I also found Letters from Home to be the most difficult of they word-game IF I’ve played: there were numerous puzzle solutions for which I needed prompting. This got less severe as the game went on. To some extent I didn’t realize at first just how laterally one has to think about word meanings, synonyms, associations, and word sounds. All the same, there were several of these puzzles that I doubt I would ever have gotten by myself. Here again, the game is almost but not quite fair: most of the solutions involve word associations of some kind, but there are occasionally and inconsistently places where one can interact directly with a written letter or piece of punctuation.

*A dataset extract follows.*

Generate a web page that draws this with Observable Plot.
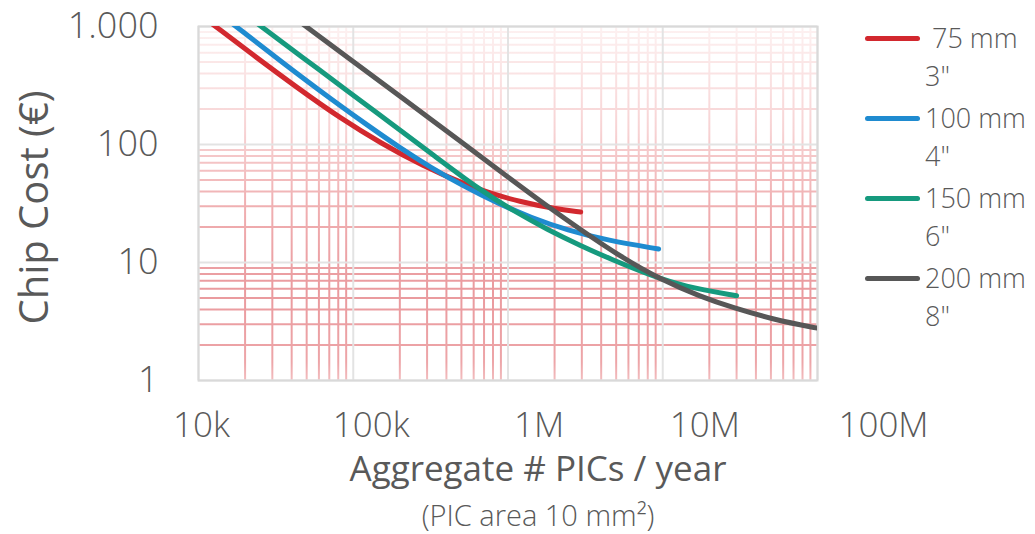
<!DOCTYPE html>
<html><head><meta charset="utf-8">
<script src="https://cdn.jsdelivr.net/npm/d3@7"></script>
<script src="https://cdn.jsdelivr.net/npm/@observablehq/plot@0.6"></script>
<style>
body{margin:0;background:#fff;}
#wrap{position:relative;width:1035px;height:534px;font-family:"Open Sans",sans-serif;color:#595959;}
#legend{position:absolute;left:865px;top:19px;}
.item{display:flex;align-items:flex-start;height:80px;}
.sw{width:55px;height:5px;border-radius:3px;margin-top:17px;margin-right:5px;flex:none;}
.lab{font-size:27px;line-height:38px;white-space:pre;font-weight:300;}
</style></head><body><div id="wrap"><div id="legend"></div></div>
<script>
const xTicks = [1e4, 1e5, 1e6, 1e7, 1e8];
const xTickLabels = ["10k", "100k", "1M", "10M", "100M"];
const yTicks = [1, 10, 100, 1000];
const yTickLabels = ["1", "10", "100", "1.000"];
const seriesNames = [" 75 mm\n3\"", "100 mm\n4\"", "150 mm\n6\"", "200 mm\n8\""];
const seriesColors = ["#d2282e", "#1f8bd0", "#169a7e", "#575757"];
const yLabel = "Chip Cost (€)";
const xLabel = "Aggregate # PICs / year";
const xSubLabel = "(PIC area 10 mm²)";

const wafer75 = [[11700,1100],[12900,1000],[21700,595],[45600,289],[82700,167],[150000,103],[284000,65.6],[516000,46.5],[771000,38.5],[1200000,32.7],[1970000,28.6],[2950000,26.8]];
const wafer100 = [[15900,1100],[17500,1000],[35400,487],[74500,234],[124000,145],[202000,93],[316000,64],[516000,44.3],[855000,31.8],[1400000,24.1],[2430000,18.7],[4400000,15.4],[9400000,13.0]];
const wafer150 = [[23100,1100],[25400,1000],[45600,564],[96000,272],[150000,176],[202000,131],[316000,84.7],[664000,40.8],[1090000,27.3],[1800000,19.0],[2940000,13.9],[4590000,10.7],[8340000,7.79],[13600000,6.27],[30000000,5.23]];
const wafer200 = [[45000,1100],[49600,1000],[96000,525],[202000,254],[516000,101.6],[1080000,49.1],[1800000,29.9],[2940000,19.0],[5330000,11.2],[9670000,7.18],[17500000,5.15],[28700000,4.12],[52000000,3.29],[97000000,2.79],[110000000,2.72]];

// style constants (not data)
const xLabelShift = [3, 18, 31, 42, 66];
const ink = "#595959";

const seriesData = [wafer75, wafer100, wafer150, wafer200];
const rows = seriesData.flatMap((arr, i) => arr.map(([x, y]) => ({series: seriesNames[i], x, y})));

const isPow10 = v => Math.abs(Math.log10(v) - Math.round(Math.log10(v))) < 1e-9;
const xMinor = d3.scaleLog().domain([1e4, 1e8]).ticks().filter(v => !isPow10(v));
const yMinor = d3.scaleLog().domain([1, 1000]).ticks().filter(v => !isPow10(v));

const plot = Plot.plot({
  width: 1035,
  height: 534,
  marginLeft: 198,
  marginRight: 218,
  marginTop: 26,
  marginBottom: 154,
  style: {background: "#fff", color: ink, fontFamily: "'Open Sans', sans-serif", overflow: "visible"},
  x: {type: "log", domain: [1e4, 1e8], axis: null},
  y: {type: "log", domain: [1, 1000], axis: null},
  color: {domain: seriesNames, range: seriesColors},
  marks: [
    Plot.ruleX(xMinor, {stroke: "url(#gridGrad)", strokeWidth: 2}),
    Plot.ruleY(yMinor, {stroke: "url(#gridGrad)", strokeWidth: 2}),
    Plot.ruleX(xTicks, {stroke: "#e3e3e3", strokeWidth: 2}),
    Plot.ruleY(yTicks, {stroke: "#e3e3e3", strokeWidth: 2}),
    Plot.frame({stroke: "#d9d9d9", strokeWidth: 2}),
    Plot.line(rows, {x: "x", y: "y", z: "series", stroke: "series", strokeWidth: 5, strokeLinecap: "round", curve: "basis", clip: true}),
    Plot.axisY(yTicks, {tickSize: 0, tickPadding: 40, tickFormat: (d) => yTickLabels[yTicks.indexOf(d)], fontSize: 36, fontWeight: 300, fill: ink, label: null}),
    ...xTicks.map((t, i) => Plot.axisX([t], {tickSize: 0, tickPadding: 32, tickFormat: () => xTickLabels[i], dx: xLabelShift[i], fontSize: 35, fontWeight: 300, fill: ink, label: null})),
    Plot.text([yLabel], {frameAnchor: "left", rotate: -90, textAnchor: "middle", lineAnchor: "middle", dx: -163, dy: 4, fontSize: 40, fill: ink}),
    Plot.text([xLabel], {frameAnchor: "bottom", textAnchor: "middle", lineAnchor: "middle", dx: 30, dy: 89, fontSize: 35, fill: ink}),
    Plot.text([xSubLabel], {frameAnchor: "bottom", textAnchor: "middle", lineAnchor: "middle", dx: 30, dy: 136, fontSize: 29, fontWeight: 300, fill: ink})
  ]
});

const ys = plot.scale("y");
const yTop = ys.apply(1000), yBot = ys.apply(1);
const defs = d3.select(plot).insert("defs", ":first-child");
const grad = defs.append("linearGradient").attr("id", "gridGrad")
  .attr("gradientUnits", "userSpaceOnUse").attr("x1", 0).attr("x2", 0).attr("y1", yTop).attr("y2", yBot);
[[0, "#fdf1f1"], [0.3, "#f7d2d3"], [0.5, "#f0b0b2"], [0.75, "#ea9a9e"], [0.95, "#eda5a8"], [1, "#f2bdbf"]]
  .forEach(([o, c]) => grad.append("stop").attr("offset", o).attr("stop-color", c));

document.getElementById("wrap").prepend(plot);

const legend = d3.select("#legend");
seriesNames.forEach((name, i) => {
  const item = legend.append("div").attr("class", "item");
  item.append("div").attr("class", "sw").style("background", seriesColors[i]);
  item.append("div").attr("class", "lab").text(name);
});
</script></body></html>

Fortunately, there is a meticulous hint system that covers every step of game-play, so that the lost player can get some encouragement. The hint system is context-sensitive, and is one of the game’s real strengths.

The final puzzle of the game is a crossword to fill in, which can be played at two difficulty levels, depending on how you feel about cryptic crossword hints. Even in hard mode, this was easier than most cryptic crossword puzzles I’ve tried, though, and I was able to get through it without further advice from the hint system.

Even with the hints, I took longer than the competition’s two hours to complete Letters from Home, and needed to make a map with annotations, which I usually skip doing. (Fortunately, mapping this particular game pays off in a rather charming way.)

In the end, the whole thing felt extremely abstract, with almost no story and a minimal investment in my character. It was fun, but for very different reasons than most of the IF I enjoy, since it wasn’t particularly focused on exploration, conventional problem-solving, or story-telling.